## What to work on
Repeat the listing that follows, character for character, minus the pictures.

- - - - -

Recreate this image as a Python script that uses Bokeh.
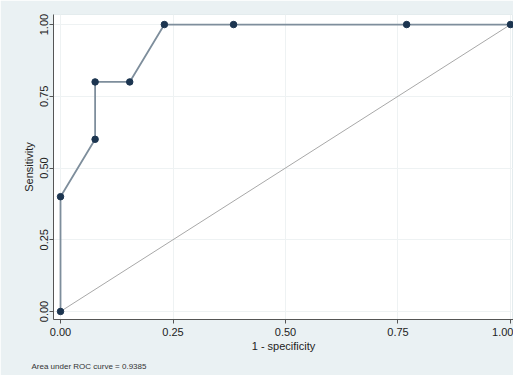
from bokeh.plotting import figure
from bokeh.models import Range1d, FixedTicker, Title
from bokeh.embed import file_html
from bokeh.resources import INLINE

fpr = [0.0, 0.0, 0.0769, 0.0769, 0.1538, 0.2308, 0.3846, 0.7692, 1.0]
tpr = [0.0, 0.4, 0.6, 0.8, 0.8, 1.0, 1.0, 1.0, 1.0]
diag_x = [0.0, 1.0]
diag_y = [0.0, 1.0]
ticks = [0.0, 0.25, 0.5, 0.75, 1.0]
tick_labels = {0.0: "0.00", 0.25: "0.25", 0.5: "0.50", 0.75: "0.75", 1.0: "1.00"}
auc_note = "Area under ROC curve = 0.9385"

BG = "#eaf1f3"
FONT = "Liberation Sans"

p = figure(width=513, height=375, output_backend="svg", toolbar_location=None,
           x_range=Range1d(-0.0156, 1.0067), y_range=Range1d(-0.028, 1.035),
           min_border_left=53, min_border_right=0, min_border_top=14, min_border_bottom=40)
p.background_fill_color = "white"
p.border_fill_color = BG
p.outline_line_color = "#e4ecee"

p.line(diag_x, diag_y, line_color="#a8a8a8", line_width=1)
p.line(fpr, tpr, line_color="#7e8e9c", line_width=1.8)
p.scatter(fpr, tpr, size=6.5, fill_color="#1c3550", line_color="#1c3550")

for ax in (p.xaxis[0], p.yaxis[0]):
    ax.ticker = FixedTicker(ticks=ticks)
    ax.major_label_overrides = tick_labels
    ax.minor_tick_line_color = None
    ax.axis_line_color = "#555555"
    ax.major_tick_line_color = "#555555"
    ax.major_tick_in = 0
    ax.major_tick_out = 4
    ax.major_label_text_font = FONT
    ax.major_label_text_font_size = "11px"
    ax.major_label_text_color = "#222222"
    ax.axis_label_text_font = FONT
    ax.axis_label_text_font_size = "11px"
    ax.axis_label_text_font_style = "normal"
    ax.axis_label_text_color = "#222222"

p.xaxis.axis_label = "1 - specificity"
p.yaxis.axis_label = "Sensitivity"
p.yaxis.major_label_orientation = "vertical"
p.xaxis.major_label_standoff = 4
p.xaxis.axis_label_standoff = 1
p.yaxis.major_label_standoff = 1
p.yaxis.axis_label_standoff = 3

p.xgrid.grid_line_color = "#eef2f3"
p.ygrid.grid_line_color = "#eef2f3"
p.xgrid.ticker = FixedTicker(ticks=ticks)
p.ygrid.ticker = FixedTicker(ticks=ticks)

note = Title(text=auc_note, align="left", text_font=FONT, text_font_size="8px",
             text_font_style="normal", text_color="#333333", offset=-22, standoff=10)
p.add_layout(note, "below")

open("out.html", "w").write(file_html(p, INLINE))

- - - - -

## Complete answer
Recreate this image as a Python script that uses Bokeh.
from bokeh.plotting import figure
from bokeh.models import Range1d, FixedTicker, Title
from bokeh.embed import file_html
from bokeh.resources import INLINE

fpr = [0.0, 0.0, 0.0769, 0.0769, 0.1538, 0.2308, 0.3846, 0.7692, 1.0]
tpr = [0.0, 0.4, 0.6, 0.8, 0.8, 1.0, 1.0, 1.0, 1.0]
diag_x = [0.0, 1.0]
diag_y = [0.0, 1.0]
ticks = [0.0, 0.25, 0.5, 0.75, 1.0]
tick_labels = {0.0: "0.00", 0.25: "0.25", 0.5: "0.50", 0.75: "0.75", 1.0: "1.00"}
auc_note = "Area under ROC curve = 0.9385"

BG = "#eaf1f3"
FONT = "Liberation Sans"

p = figure(width=513, height=375, output_backend="svg", toolbar_location=None,
           x_range=Range1d(-0.0156, 1.0067), y_range=Range1d(-0.028, 1.035),
           min_border_left=53, min_border_right=0, min_border_top=14, min_border_bottom=40)
p.background_fill_color = "white"
p.border_fill_color = BG
p.outline_line_color = "#e4ecee"

p.line(diag_x, diag_y, line_color="#a8a8a8", line_width=1)
p.line(fpr, tpr, line_color="#7e8e9c", line_width=1.8)
p.scatter(fpr, tpr, size=6.5, fill_color="#1c3550", line_color="#1c3550")

for ax in (p.xaxis[0], p.yaxis[0]):
    ax.ticker = FixedTicker(ticks=ticks)
    ax.major_label_overrides = tick_labels
    ax.minor_tick_line_color = None
    ax.axis_line_color = "#555555"
    ax.major_tick_line_color = "#555555"
    ax.major_tick_in = 0
    ax.major_tick_out = 4
    ax.major_label_text_font = FONT
    ax.major_label_text_font_size = "11px"
    ax.major_label_text_color = "#222222"
    ax.axis_label_text_font = FONT
    ax.axis_label_text_font_size = "11px"
    ax.axis_label_text_font_style = "normal"
    ax.axis_label_text_color = "#222222"

p.xaxis.axis_label = "1 - specificity"
p.yaxis.axis_label = "Sensitivity"
p.yaxis.major_label_orientation = "vertical"
p.xaxis.major_label_standoff = 4
p.xaxis.axis_label_standoff = 1
p.yaxis.major_label_standoff = 1
p.yaxis.axis_label_standoff = 3

p.xgrid.grid_line_color = "#eef2f3"
p.ygrid.grid_line_color = "#eef2f3"
p.xgrid.ticker = FixedTicker(ticks=ticks)
p.ygrid.ticker = FixedTicker(ticks=ticks)

note = Title(text=auc_note, align="left", text_font=FONT, text_font_size="8px",
             text_font_style="normal", text_color="#333333", offset=-22, standoff=10)
p.add_layout(note, "below")

open("out.html", "w").write(file_html(p, INLINE))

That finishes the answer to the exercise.